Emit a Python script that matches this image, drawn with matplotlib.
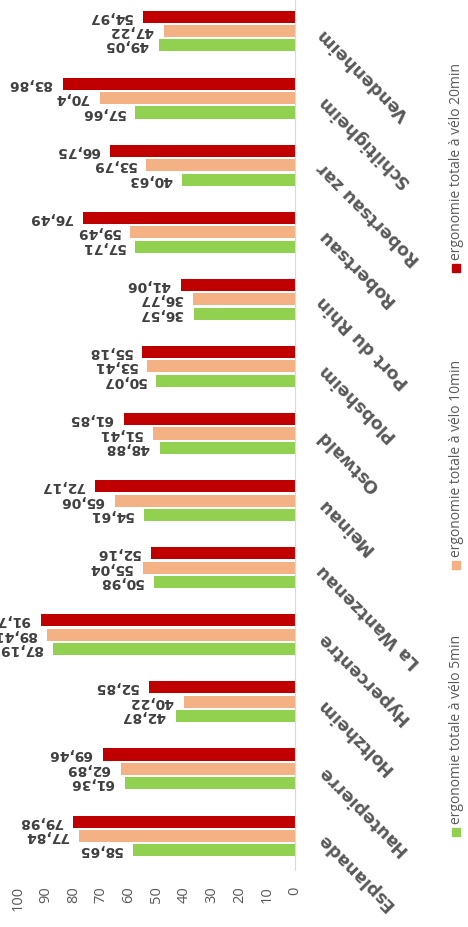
import matplotlib.pyplot as plt
import numpy as np
from matplotlib.patches import Rectangle

plt.rcParams['font.family'] = ['DejaVu Sans']

cats = ['Esplanade', 'Hautepierre', 'Holtzheim', 'Hypercentre', 'La Wantzenau',
        'Meinau', 'Ostwald', 'Plobsheim', 'Port du Rhin', 'Robertsau',
        'Robertsau zar', 'Schiltigheim', 'Vendenheim']
v5 = [58.65, 61.36, 42.87, 87.19, 50.98, 54.61, 48.88, 50.07, 36.57, 57.71, 40.63, 57.66, 49.05]
v10 = [77.84, 62.89, 40.22, 89.41, 55.04, 65.06, 51.41, 53.41, 36.77, 59.49, 53.79, 70.4, 47.22]
v20 = [79.98, 69.46, 52.85, 91.7, 52.16, 72.17, 61.85, 55.18, 41.06, 76.49, 66.75, 83.86, 54.97]
series = ['ergonomie totale à vélo 5min', 'ergonomie totale à vélo 10min',
          'ergonomie totale à vélo 20min']
colors = ['#92d050', '#f4b183', '#c00000']

W, H = 468, 927
fig = plt.figure(figsize=(W / 100, H / 100), dpi=100)
ax = fig.add_axes([18 / W, 1 - 869.5 / H, 277 / W, 872 / H])

y = np.arange(len(cats))
step = 0.215
for k, vals in enumerate([v5, v10, v20]):
    yy = y + (k - 1) * step
    ax.barh(yy, vals, height=0.18, color=colors[k])
    for v, yi in zip(vals, yy):
        ax.annotate(f"{v:g}".replace('.', ','), xy=(v, yi), xytext=(-7.5, 0),
                    textcoords='offset points', rotation=180, rotation_mode='anchor',
                    ha='left', va='center', fontsize=10, fontweight='bold',
                    color='#404040', annotation_clip=False)

ax.set_xlim(100, 0)
ax.set_ylim(-0.5, len(cats) - 0.5)
ax.set_xticks(range(0, 101, 10))
ax.set_xticklabels([str(t) for t in range(0, 101, 10)], rotation=90,
                   fontsize=10.5, color='#595959', family='Open Sans')
ax.tick_params(axis='x', length=0, pad=12)
ax.yaxis.tick_right()
ax.set_yticks(y)
ax.set_yticklabels(cats, rotation=135, rotation_mode='anchor', ha='right',
                   va='center', fontsize=12.5, fontweight='bold', color='#595959')
ax.tick_params(axis='y', length=0, pad=18)
for s in ['top', 'left', 'bottom']:
    ax.spines[s].set_visible(False)
ax.spines['right'].set_color('#d9d9d9')

# legend, drawn rotated like the rest of the chart
sq_y = [832, 565, 268]
for k in range(3):
    fig.add_artist(Rectangle((452 / W, 1 - (sq_y[k] + 4) / H), 8 / W, 8 / H,
                             transform=fig.transFigure, color=colors[k]))
    fig.text(456 / W, 1 - (sq_y[k] - 8) / H, series[k], rotation=90,
             rotation_mode='anchor', ha='left', va='center', fontsize=10,
             color='#595959', family='Open Sans')

fig.savefig('out.png', dpi=100)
════════════════════
__EXERCISE PROMPT__
Return the full material word for word. Do not include the pictures.

__SOLUTION__
Emit a Python script that matches this image, drawn with matplotlib.
import matplotlib.pyplot as plt
import numpy as np
from matplotlib.patches import Rectangle

plt.rcParams['font.family'] = ['DejaVu Sans']

cats = ['Esplanade', 'Hautepierre', 'Holtzheim', 'Hypercentre', 'La Wantzenau',
        'Meinau', 'Ostwald', 'Plobsheim', 'Port du Rhin', 'Robertsau',
        'Robertsau zar', 'Schiltigheim', 'Vendenheim']
v5 = [58.65, 61.36, 42.87, 87.19, 50.98, 54.61, 48.88, 50.07, 36.57, 57.71, 40.63, 57.66, 49.05]
v10 = [77.84, 62.89, 40.22, 89.41, 55.04, 65.06, 51.41, 53.41, 36.77, 59.49, 53.79, 70.4, 47.22]
v20 = [79.98, 69.46, 52.85, 91.7, 52.16, 72.17, 61.85, 55.18, 41.06, 76.49, 66.75, 83.86, 54.97]
series = ['ergonomie totale à vélo 5min', 'ergonomie totale à vélo 10min',
          'ergonomie totale à vélo 20min']
colors = ['#92d050', '#f4b183', '#c00000']

W, H = 468, 927
fig = plt.figure(figsize=(W / 100, H / 100), dpi=100)
ax = fig.add_axes([18 / W, 1 - 869.5 / H, 277 / W, 872 / H])

y = np.arange(len(cats))
step = 0.215
for k, vals in enumerate([v5, v10, v20]):
    yy = y + (k - 1) * step
    ax.barh(yy, vals, height=0.18, color=colors[k])
    for v, yi in zip(vals, yy):
        ax.annotate(f"{v:g}".replace('.', ','), xy=(v, yi), xytext=(-7.5, 0),
                    textcoords='offset points', rotation=180, rotation_mode='anchor',
                    ha='left', va='center', fontsize=10, fontweight='bold',
                    color='#404040', annotation_clip=False)

ax.set_xlim(100, 0)
ax.set_ylim(-0.5, len(cats) - 0.5)
ax.set_xticks(range(0, 101, 10))
ax.set_xticklabels([str(t) for t in range(0, 101, 10)], rotation=90,
                   fontsize=10.5, color='#595959', family='Open Sans')
ax.tick_params(axis='x', length=0, pad=12)
ax.yaxis.tick_right()
ax.set_yticks(y)
ax.set_yticklabels(cats, rotation=135, rotation_mode='anchor', ha='right',
                   va='center', fontsize=12.5, fontweight='bold', color='#595959')
ax.tick_params(axis='y', length=0, pad=18)
for s in ['top', 'left', 'bottom']:
    ax.spines[s].set_visible(False)
ax.spines['right'].set_color('#d9d9d9')

# legend, drawn rotated like the rest of the chart
sq_y = [832, 565, 268]
for k in range(3):
    fig.add_artist(Rectangle((452 / W, 1 - (sq_y[k] + 4) / H), 8 / W, 8 / H,
                             transform=fig.transFigure, color=colors[k]))
    fig.text(456 / W, 1 - (sq_y[k] - 8) / H, series[k], rotation=90,
             rotation_mode='anchor', ha='left', va='center', fontsize=10,
             color='#595959', family='Open Sans')

fig.savefig('out.png', dpi=100)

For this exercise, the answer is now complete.